In his own writings of 1260–1280 Bacon cited Secretum secretorum, which he attributed to Aristotle, far more than his contemporaries did. Often used as an argument for the special influence that this work had on Bacon's own is the manuscript of Secretum that Bacon edited, complete with his own introduction and notes, something Bacon seldom did with others' works. Although some early 20th century scholars like Robert Steele have pushed further along this path, arguing that Bacon's contact with the Secretum was a turning point in Bacon's philosophy, transforming him into an experimentalist, there is no clear reference to such a decisive impact of the Secretum in Bacon's own words. The dating of Bacon's edition of the Secretum is a key argument in this debate, but is still unresolved, with those arguing for a greater impact dating it earlier than those who urge caution in this interpretation.
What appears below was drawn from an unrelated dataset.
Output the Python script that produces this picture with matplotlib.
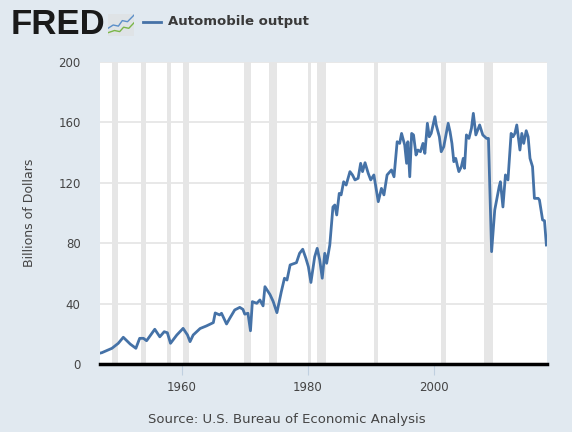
import numpy as np
import matplotlib.pyplot as plt

# Automobile output, billions of dollars
years = [1947.0, 1947.3, 1948.9, 1949.9, 1950.7, 1951.8, 1952.7, 1953.3, 1953.9, 1954.4,
         1955.7, 1956.5, 1957.2, 1957.7, 1958.2, 1959.2, 1960.2, 1960.9, 1961.3, 1961.8,
         1962.9, 1963.9, 1965.0, 1965.3, 1966.0, 1966.3, 1967.1, 1967.6, 1968.4, 1969.2,
         1969.7, 1970.0, 1970.5, 1970.9, 1971.2, 1971.9, 1972.4, 1972.9, 1973.2, 1974.0,
         1974.5, 1975.1, 1975.8, 1976.3, 1976.7, 1977.2, 1978.2, 1978.7, 1979.2, 1979.7,
         1980.1, 1980.5, 1981.1, 1981.5, 1981.9, 1982.3, 1982.7, 1983.0, 1983.5, 1984.0,
         1984.3, 1984.6, 1985.0, 1985.3, 1985.7, 1986.1, 1986.7, 1987.1, 1987.5, 1988.0,
         1988.4, 1988.7, 1989.1, 1989.6, 1990.0, 1990.5, 1990.9, 1991.2, 1991.7, 1992.1,
         1992.6, 1993.3, 1993.7, 1994.2, 1994.6, 1994.9, 1995.4, 1995.7, 1995.9, 1996.2,
         1996.5, 1996.8, 1997.2, 1997.5, 1997.9, 1998.3, 1998.6, 1999.0, 1999.3, 1999.6,
         2000.2, 2000.4, 2000.9, 2001.2, 2001.6, 2001.9, 2002.3, 2002.6, 2002.9, 2003.2,
         2003.5, 2003.8, 2004.0, 2004.4, 2004.7, 2004.9, 2005.2, 2005.6, 2006.0, 2006.3,
         2006.7, 2007.3, 2007.8, 2008.4, 2008.7, 2009.2, 2009.7, 2010.4, 2010.6, 2011.0,
         2011.4, 2011.8, 2012.3, 2012.6, 2012.9, 2013.2, 2013.7, 2014.0, 2014.3, 2014.7,
         2015.0, 2015.3, 2015.7, 2016.0, 2016.6, 2016.8, 2017.3, 2017.6, 2017.9]
output = [7.2, 7.5, 10.4, 13.7, 17.7, 13.2, 10.4, 17.0, 17.0, 15.4,
          23.0, 18.0, 21.4, 20.7, 13.7, 19.2, 23.6, 19.2, 14.8, 19.2,
          23.5, 25.2, 27.4, 33.8, 32.5, 33.6, 26.5, 30.2, 35.8, 37.5,
          36.2, 33.0, 33.6, 22.0, 41.3, 40.2, 42.4, 38.5, 51.2, 46.0,
          41.5, 34.0, 47.9, 56.8, 55.6, 65.6, 67.1, 73.3, 76.0, 70.0,
          64.4, 54.0, 71.0, 76.6, 68.9, 56.8, 73.3, 66.7, 78.8, 104.0,
          105.3, 98.7, 113.0, 112.0, 120.7, 118.5, 127.4, 125.2, 121.9, 123.0,
          132.9, 127.4, 133.3, 126.3, 121.9, 125.2, 115.2, 107.5, 116.3, 112.0,
          125.2, 128.5, 124.0, 147.2, 146.1, 152.7, 145.0, 132.9, 147.2, 124.0,
          152.7, 151.7, 138.4, 141.7, 140.6, 146.1, 139.5, 159.4, 150.5, 152.7,
          163.8, 158.3, 150.5, 140.6, 143.9, 150.5, 159.4, 153.8, 146.1, 134.0,
          136.2, 130.7, 127.4, 130.7, 136.2, 129.6, 151.7, 149.4, 156.1, 166.0,
          151.7, 158.3, 151.7, 149.4, 149.4, 74.4, 102.0, 117.4, 120.7, 104.0,
          125.2, 121.9, 152.7, 150.5, 152.7, 158.3, 141.7, 152.7, 146.1, 154.5,
          150.5, 136.2, 130.7, 109.7, 109.7, 108.6, 95.4, 94.9, 78.8]

# NBER recessions (start, end)
rec_start = [1948.83, 1953.5, 1957.58, 1960.25, 1969.92, 1973.83, 1980.0, 1981.5, 1990.5, 2001.17, 2007.92]
rec_end = [1949.83, 1954.33, 1958.33, 1961.08, 1970.92, 1975.17, 1980.5, 1982.83, 1991.17, 2001.92, 2009.5]

xticks = [1960, 1980, 2000]
yticks = [0, 40, 80, 120, 160, 200]

bg = '#e1e9f0'
txt = '#444444'
plt.rcParams['font.family'] = ['DejaVu Sans']
fig = plt.figure(figsize=(5.72, 4.32), dpi=100, facecolor=bg)

ax = fig.add_axes([100 / 572, 68 / 432, 447 / 572, 302 / 432])
ax.set_facecolor('white')

for s, e in zip(rec_start, rec_end):
    ax.axvspan(s, e, color='#e6e6e6', lw=0, zorder=1)

ax.plot(years, output, color='#4572a7', lw=2, zorder=3, solid_joinstyle='round')

ax.set_xlim(1947, 2018)
ax.set_ylim(0, 200)
ax.set_xticks(xticks)
ax.set_yticks(yticks)
ax.grid(axis='y', color='#e6e6e6', lw=1.3, zorder=0)
ax.set_axisbelow(True)

for side in ['top', 'right', 'left']:
    ax.spines[side].set_visible(False)
ax.spines['bottom'].set_linewidth(2.5)
ax.spines['bottom'].set_color('black')
ax.spines['bottom'].set_zorder(4)

ax.tick_params(axis='x', length=8, width=0.8, color='#c0d0e0', labelsize=8.5,
               labelcolor=txt, pad=4)
ax.tick_params(axis='y', length=0, labelsize=8.5, labelcolor=txt, pad=14)
ax.set_ylabel('Billions of Dollars', fontsize=9, color=txt, labelpad=16)

# header: FRED logo and legend
fig.text(11 / 572, 1 - 24 / 432, 'FRED', fontsize=25, fontweight='bold', color='#1a1a1a',
         va='center', ha='left', family='Liberation Sans')
icon = fig.add_axes([108 / 572, 1 - 36 / 432, 26 / 572, 22 / 432])
icon.set_facecolor('#dfe3e6')
icon.plot([0, 0.2, 0.4, 0.55, 0.75, 1], [0.35, 0.5, 0.45, 0.7, 0.65, 0.95], color='#5b8fc9', lw=1)
icon.plot([0, 0.25, 0.45, 0.6, 0.8, 1], [0.15, 0.25, 0.2, 0.4, 0.35, 0.6], color='#7ab648', lw=1)
icon.set_xlim(0, 1)
icon.set_ylim(0, 1)
icon.set_xticks([])
icon.set_yticks([])
for sp in icon.spines.values():
    sp.set_visible(False)

fig.add_artist(plt.Line2D([143 / 572, 161 / 572], [1 - 22 / 432, 1 - 22 / 432],
                          color='#4572a7', lw=2))
fig.text(168 / 572, 1 - 22 / 432, 'Automobile output', fontsize=9.5, fontweight='bold',
         color='#3a3a3a', va='center', ha='left')

fig.text(287 / 572, 1 - 420 / 432, 'Source: U.S. Bureau of Economic Analysis', fontsize=9.5,
         color=txt, ha='center', va='center')

fig.savefig('out.png', dpi=100, facecolor=bg)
The cryptic Voynich manuscript has been attributed to Bacon by various sources, including by its first recorded owner, in a book drafted by William Romaine Newbold and posthumously edited and published by Roland Grubb Kent in 1928, and in a 2005 book of Lawrence and Nancy Goldstone published by Doubleday and Broadway Books. In strongly worded terms, historians of science Lynn Thorndike and George Sarton have dismissed these claims as unsupported.
Another work of contentious date and even origin is the Epistola de Secretis Operibus Artis et Naturae, et de Nullitate Magiae (meaning Letter on the Secret Workings of Art and Nature, and on the Vanity of Magic), sometimes alternatively entitled De Mirabili Potestate Artis et Naturae (On the Wonderful Powers of Art and Nature). This treatise dismisses magical practices like necromancy, and contains most of the alchemical work attributed to Bacon, chiefly a formula for philosopher's stone, and perhaps one for gunpowder. It also contains a number of passages about hypothetical flying machines and (what we today call) submarines, attributing their first use to Alexander the Great.
Bacon is also the ascribed author of the alchemical manual Speculum Alchemiae, which was translated into English as The Mirror of Alchimy in 1597. It is a short treatise about the composition and origin of metals, espousing "conventional" (with respect to the period) Arabian theories of mercury and sulfur as the constituents of metals, and containing vague allusions to transmutation. About this work, John Maxson Stillman wrote that "there is nothing in it that is characteristic of Roger Bacon's style or ideas, nor that distinguishes it from many unimportant alchemical lucubrations of anonymous writers of the thirteenth to the sixteenth centuries". M. M. Pattison Muir had a similar opinion, and Edmund Oscar von Lippmann considered this text a pseudepigraph.